The idea of the creative class was started by a guy named Richard Florida, who found that cities with more art galleries and concert halls had better economic growth, especially in high-tech industries. They were more fun, too, with a more diverse population and a larger base of intelligent young people moving in from other cities. In fact, other than big oil producers, you’ll be hard pressed to find a country that saw a serious economic revival without a corresponding cultural revival to drive it forward.

The Fed’s new economic plan is a combination of inflation targeting, quantitative easing and Def Poetry Jams.

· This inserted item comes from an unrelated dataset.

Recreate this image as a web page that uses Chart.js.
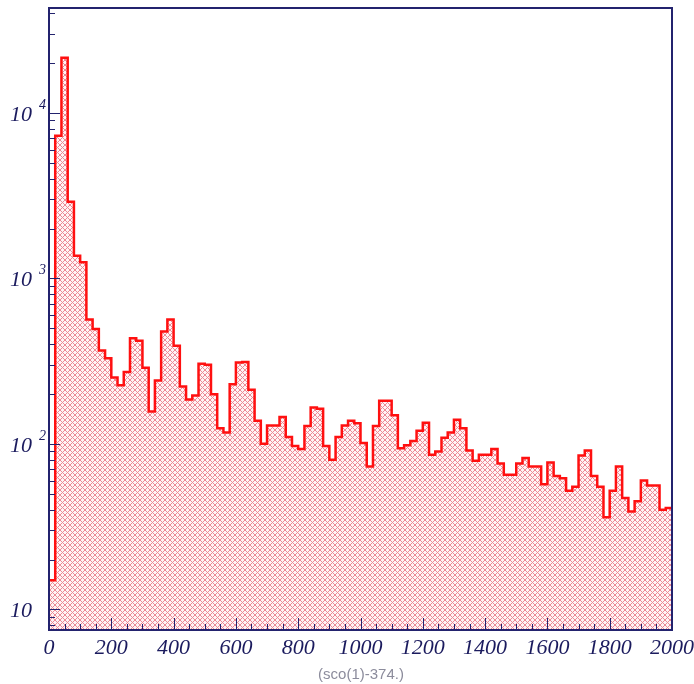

All this is very good news for Egypt (Been a while since I’ve given you some of that, huh?). One of the most positive developments since the revolution has been the explosion of artistic expression, from visual arts to music to theatre to film. It seems like every week there’s a new Jazz festival or gallery opening – hell, outside the underground economy, art’s the only industry that’s been adding employment and increasing revenue.There was an amazing artistic festival called D-CAF in April that managed to book multiple acts every single night for a month. This kind of thing helps tourism, which is good, and it encourages educated young Egyptians to stick around instead of emigrating, which is better, but the real benefit is that it’s shaking up the calcified assumptions of this ancient country and encouraging some new ideas. It won’t be immediate, but soon you’ll start to see an increase in business startups and industry innovation.

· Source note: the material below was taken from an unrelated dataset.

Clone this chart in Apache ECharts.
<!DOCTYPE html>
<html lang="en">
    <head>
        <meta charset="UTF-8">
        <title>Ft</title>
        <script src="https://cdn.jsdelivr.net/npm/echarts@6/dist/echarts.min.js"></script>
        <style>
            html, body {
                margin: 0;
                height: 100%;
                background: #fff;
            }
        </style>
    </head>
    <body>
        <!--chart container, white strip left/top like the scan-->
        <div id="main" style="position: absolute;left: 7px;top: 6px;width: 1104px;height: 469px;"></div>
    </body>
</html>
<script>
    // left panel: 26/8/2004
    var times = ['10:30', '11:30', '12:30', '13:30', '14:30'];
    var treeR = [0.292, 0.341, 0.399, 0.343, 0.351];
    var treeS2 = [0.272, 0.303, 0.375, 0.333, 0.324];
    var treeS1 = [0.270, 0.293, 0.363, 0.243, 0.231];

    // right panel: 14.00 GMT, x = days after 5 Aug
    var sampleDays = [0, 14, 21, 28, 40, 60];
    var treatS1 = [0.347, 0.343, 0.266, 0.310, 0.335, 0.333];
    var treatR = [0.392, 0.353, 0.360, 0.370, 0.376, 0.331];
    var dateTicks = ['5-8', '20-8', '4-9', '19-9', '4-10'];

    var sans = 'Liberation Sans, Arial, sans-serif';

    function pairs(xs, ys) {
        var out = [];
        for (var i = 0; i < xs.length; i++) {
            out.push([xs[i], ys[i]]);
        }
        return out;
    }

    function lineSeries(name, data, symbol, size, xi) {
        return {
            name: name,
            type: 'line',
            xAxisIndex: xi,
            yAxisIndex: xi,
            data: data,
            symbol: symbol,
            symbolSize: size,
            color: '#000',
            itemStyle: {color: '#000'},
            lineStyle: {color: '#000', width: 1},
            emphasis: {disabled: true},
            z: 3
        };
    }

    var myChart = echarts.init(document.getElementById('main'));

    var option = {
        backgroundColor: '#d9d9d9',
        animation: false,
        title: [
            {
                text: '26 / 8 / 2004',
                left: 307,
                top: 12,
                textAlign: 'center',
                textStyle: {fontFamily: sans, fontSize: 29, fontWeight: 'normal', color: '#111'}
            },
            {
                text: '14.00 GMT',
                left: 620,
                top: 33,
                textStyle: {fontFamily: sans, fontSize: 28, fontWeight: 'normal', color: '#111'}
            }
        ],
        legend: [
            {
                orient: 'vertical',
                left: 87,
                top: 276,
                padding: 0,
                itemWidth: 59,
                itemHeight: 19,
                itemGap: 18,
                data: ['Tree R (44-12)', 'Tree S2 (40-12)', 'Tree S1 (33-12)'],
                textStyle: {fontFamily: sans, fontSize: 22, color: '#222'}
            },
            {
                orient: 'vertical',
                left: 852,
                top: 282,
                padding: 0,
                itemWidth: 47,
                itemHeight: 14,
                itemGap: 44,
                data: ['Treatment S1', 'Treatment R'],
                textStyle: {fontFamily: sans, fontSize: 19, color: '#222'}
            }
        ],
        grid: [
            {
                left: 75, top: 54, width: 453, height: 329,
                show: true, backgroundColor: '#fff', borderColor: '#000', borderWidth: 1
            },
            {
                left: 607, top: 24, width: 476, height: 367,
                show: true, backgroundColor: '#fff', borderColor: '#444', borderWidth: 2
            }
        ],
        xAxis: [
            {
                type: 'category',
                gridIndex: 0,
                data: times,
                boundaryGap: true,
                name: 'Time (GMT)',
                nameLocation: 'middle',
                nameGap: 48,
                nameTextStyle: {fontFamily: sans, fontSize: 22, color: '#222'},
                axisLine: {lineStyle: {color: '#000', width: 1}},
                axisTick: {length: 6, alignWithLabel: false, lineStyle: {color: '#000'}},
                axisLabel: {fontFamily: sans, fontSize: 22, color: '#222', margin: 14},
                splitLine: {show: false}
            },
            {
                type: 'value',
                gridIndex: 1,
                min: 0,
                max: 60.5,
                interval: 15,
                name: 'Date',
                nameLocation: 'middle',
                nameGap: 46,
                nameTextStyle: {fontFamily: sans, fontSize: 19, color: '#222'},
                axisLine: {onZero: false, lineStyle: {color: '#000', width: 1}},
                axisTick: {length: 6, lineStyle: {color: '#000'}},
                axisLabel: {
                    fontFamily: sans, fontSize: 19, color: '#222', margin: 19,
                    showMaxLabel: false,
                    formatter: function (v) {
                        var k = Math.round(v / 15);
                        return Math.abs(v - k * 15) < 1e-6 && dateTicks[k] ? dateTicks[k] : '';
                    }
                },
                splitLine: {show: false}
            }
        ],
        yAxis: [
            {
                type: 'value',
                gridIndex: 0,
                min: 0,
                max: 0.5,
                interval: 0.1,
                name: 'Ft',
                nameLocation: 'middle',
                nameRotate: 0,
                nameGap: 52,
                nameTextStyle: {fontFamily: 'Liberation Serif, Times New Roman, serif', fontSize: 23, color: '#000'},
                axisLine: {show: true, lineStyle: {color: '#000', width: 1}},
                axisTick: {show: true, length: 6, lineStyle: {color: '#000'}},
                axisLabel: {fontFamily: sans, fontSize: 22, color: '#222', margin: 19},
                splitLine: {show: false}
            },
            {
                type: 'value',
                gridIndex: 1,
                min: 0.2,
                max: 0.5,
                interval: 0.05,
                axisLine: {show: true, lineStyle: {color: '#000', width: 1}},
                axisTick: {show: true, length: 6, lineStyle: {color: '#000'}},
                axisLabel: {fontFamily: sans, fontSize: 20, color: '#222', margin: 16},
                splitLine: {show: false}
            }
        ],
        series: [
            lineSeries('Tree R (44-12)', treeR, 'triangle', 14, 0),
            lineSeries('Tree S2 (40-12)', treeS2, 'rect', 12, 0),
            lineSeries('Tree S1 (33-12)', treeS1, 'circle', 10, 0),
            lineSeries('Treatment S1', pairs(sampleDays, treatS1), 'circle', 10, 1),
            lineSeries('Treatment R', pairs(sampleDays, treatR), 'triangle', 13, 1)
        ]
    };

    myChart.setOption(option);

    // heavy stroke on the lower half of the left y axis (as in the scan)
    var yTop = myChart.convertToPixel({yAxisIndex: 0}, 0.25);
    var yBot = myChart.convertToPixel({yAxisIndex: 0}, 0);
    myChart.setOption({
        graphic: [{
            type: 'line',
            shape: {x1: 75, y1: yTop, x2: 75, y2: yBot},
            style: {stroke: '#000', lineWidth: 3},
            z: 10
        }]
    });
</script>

That’s why the government doesn’t know what they’re fucking with. The opera is a symbol of Egypt’s creative class, and if they Brotherhoodize it, the country’s economy doesn’t have a chance. Go ahead and protest if you want (like I could stop you), but if you really want to help, go to a gallery. Watch a play. Actually listen to the band at a nightclub instead of just trying to get laid. This is a battlefield the Brotherhood has been too afraid to enter so far, and we need to win it, to own it, by expanding and empowering the art scene until it’s a cultural force to be reckoned with. Then maybe I’ll finally get to see Aida.